Market’s focus remains on Ukraine and notably on politicians’ response to the Russian invasion of Ukraine.

From Sweden, we will get the labor force survey for January and in the afternoon, the US weekly jobless claims are due for release. We will also have a range of central bank speakers on the wires, including ECB’s Schnabel and Fed’s Daly, Bostic, Barkin and Mester.

The 60 second overview

Russia launches incursion: Russia has launched a military incursion into Ukraine. At the time of writing, the market reaction appears very much in line with what one would expect: US treasury bond yields are falling and oil has increased a bit overnight to USD101/barrel from the high 90’s yesterday. Equity futures are printing -4% to -2%, which is in line with recent trading sessions. In FX, USD/RUB has jumped to our estimated ‘worst case’ scenario at 87.00. Naturally, EUR/USD has taken the brunt of the effect in non-RUB assets, so far, dropping roughly a small figure from yesterday to 1.1236 and Eastern European currencies (especially PLN) have weakened. The market reaction appears highly in line with what we would expect from the notion of rising risk aversion towards European assets as well as seeing a negative effect from a further rise in energy prices. Naturally, the next step will be to view the reaction from politicians in terms of sanctions.

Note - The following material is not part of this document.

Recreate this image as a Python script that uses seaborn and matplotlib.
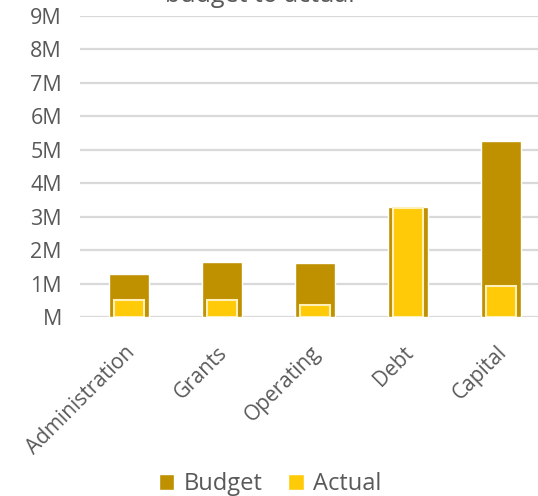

Final euro area HICP inflation figures for January supported the case of ECB hawks pushing for a faster policy normalisation pace, with strong evidence of building underlying inflation pressures from cost-push inflation (i.e. higher input costs working their way through the pricing chain and being passed on to consumers). As we expect supply chain pressures to persist at least until H2 22 and the demand environment for price increases remaining unusually favourable for companies, we expect goods price inflation to stay elevated this year. We now foresee HICP inflation in 2022 at 4.7% due to higher commodity and goods price inflation pressures and expect euro area core inflation to average 2.4% in 2022 (see also Euro inflation notes – Cost-push inflation: the genie is out of the bottle, 23 February).

When will ECB raise interest rates? There were significant moves in the short end in European fixed income yesterday, seeing 4bp higher yields in 2Y area during the day. The reason behind this move early yesterday may partly have been comments from ECBs Holzmann (hawk) about first rate hike in summer and before ending APP. This would be at odds with the current expectations.

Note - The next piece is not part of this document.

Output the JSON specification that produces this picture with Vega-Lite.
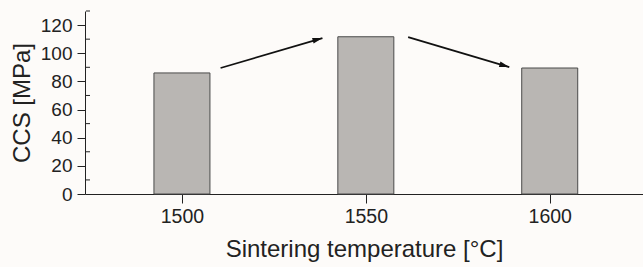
{
  "$schema": "https://vega.github.io/schema/vega-lite/v6.json",
  "width": 558,
  "height": 183,
  "padding": {"left": 85, "top": 11, "right": 0, "bottom": 73},
  "autosize": {"type": "none"},
  "background": "#fdfbf9",
  "config": {
    "view": {"stroke": null},
    "font": "Liberation Sans",
    "axis": {"labelFont": "Liberation Sans", "titleFont": "Liberation Sans", "domainColor": "#222", "tickColor": "#222", "labelColor": "#222", "titleColor": "#222", "grid": false, "titleFontWeight": "normal", "labelOverlap": false}
  },
  "datasets": {
    "bars": [
      {"temp": 1500, "ccs": 86},
      {"temp": 1550, "ccs": 111.7},
      {"temp": 1600, "ccs": 89.5}
    ],
    "arrows": [
      {"id": "up", "x": 1510.5, "y": 89.5, "x2": 1538.2, "y2": 110.8},
      {"id": "down", "x": 1561.5, "y": 111.5, "x2": 1589, "y2": 90.2}
    ],
    "minor": [
      {"v": 10}, {"v": 30}, {"v": 50}, {"v": 70}, {"v": 90}, {"v": 110}, {"v": 130}
    ]
  },
  "layer": [
    {
      "data": {"name": "bars"},
      "mark": {"type": "bar", "width": 56, "fill": "#b9b6b3", "stroke": "#4a4a4a", "strokeWidth": 1},
      "encoding": {
        "x": {"field": "temp", "type": "quantitative", "scale": {"domain": [1475, 1624], "nice": false, "zero": false},
          "axis": {"values": [1500, 1550, 1600], "tickCount": 20, "format": "d", "title": "Sintering temperature [°C]", "labelFontSize": 19.5, "titleFontSize": 24, "tickSize": 9, "labelPadding": 4, "titlePadding": 12}},
        "y": {"field": "ccs", "type": "quantitative", "scale": {"domain": [0, 130], "nice": false},
          "axis": {"values": [0, 20, 40, 60, 80, 100, 120], "tickCount": 20, "tickSize": 8, "title": "CCS [MPa]", "labelFontSize": 19, "titleFontSize": 24, "labelPadding": 5, "titlePadding": 6}}
      }
    },
    {
      "data": {"name": "minor"},
      "mark": {"type": "tick", "orient": "horizontal", "size": 4, "thickness": 1, "xOffset": -2, "color": "#222", "opacity": 1},
      "encoding": {
        "x": {"datum": 1475, "type": "quantitative"},
        "y": {"field": "v", "type": "quantitative"}
      }
    },
    {
      "data": {"name": "arrows"},
      "mark": {"type": "rule", "strokeWidth": 1.8, "color": "#111"},
      "encoding": {
        "x": {"field": "x", "type": "quantitative"},
        "y": {"field": "y", "type": "quantitative"},
        "x2": {"field": "x2"},
        "y2": {"field": "y2"}
      }
    },
    {
      "data": {"name": "arrows"},
      "transform": [{"filter": "datum.id === 'up'"}],
      "mark": {"type": "point", "shape": "M0,0L0.45,1.6L-0.45,1.6Z", "size": 156, "angle": 74, "filled": true, "color": "#111", "opacity": 1},
      "encoding": {
        "x": {"field": "x2", "type": "quantitative"},
        "y": {"field": "y2", "type": "quantitative"}
      }
    },
    {
      "data": {"name": "arrows"},
      "transform": [{"filter": "datum.id === 'down'"}],
      "mark": {"type": "point", "shape": "M0,0L0.45,1.6L-0.45,1.6Z", "size": 156, "angle": 106, "filled": true, "color": "#111", "opacity": 1},
      "encoding": {
        "x": {"field": "x2", "type": "quantitative"},
        "y": {"field": "y2", "type": "quantitative"}
      }
    }
  ]
}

Equities: Futures have plunged -2% overnight as Russian troops invaded Ukraine. Markets have been rightfully discounting parts of that risk, for instance energy being the top performer yesterday in a clear risk-off session. Cyclicals have been selling off (especially growth cyclicals such as tech and consumer discretionary) and defensives and energy the groups faring the best. Most markets are already in correction territory: S&P -11% YTD, Nasdaq -20% (!), Nordics 10-15% (with Oslo the exception). S&P500 stripped of another -1.8%, Dow -1.4%, Nasdaq -2.6% and Russell 2000 1.8% yesterday. As said, futures are plunging another -2% this morning and Asian markets 2-3%.

FI: Yesterday, markets again saw intraday volatility most of the session after a turbulent session Tuesday.

FX: Russia has launched a military incursion in to Ukraine. Rising risk aversion and energy costs weigh on EUR/USD and other European currencies, as could be expected.

Credit: Cash bonds finally saw some signs of relief yesterday with HY tightening 4-5bp and IG 1.5bp. Sentiment was less positive in CDS space where iTraxx Xover widened 1.5bp and Main was unchanged.

Nordic macro

In Sweden today, it is time for the SNDO to announce their new forecast for the central government’s finances and borrowing needs. Throughout 2021, the state finances have turned out stronger than expected by the SNDO, notably outperforming expectations by SEK56bn during only the last three months of the year! This makes it highly likely that they will revise up their view on the budget balance of 2022 and we would not be surprised to see a forecast indicating a budget surplus of SEK130-150bn for the full year of 2022.

We also get unemployment figures for the month of January from Statistics Sweden, however these are unlikely to affect markets.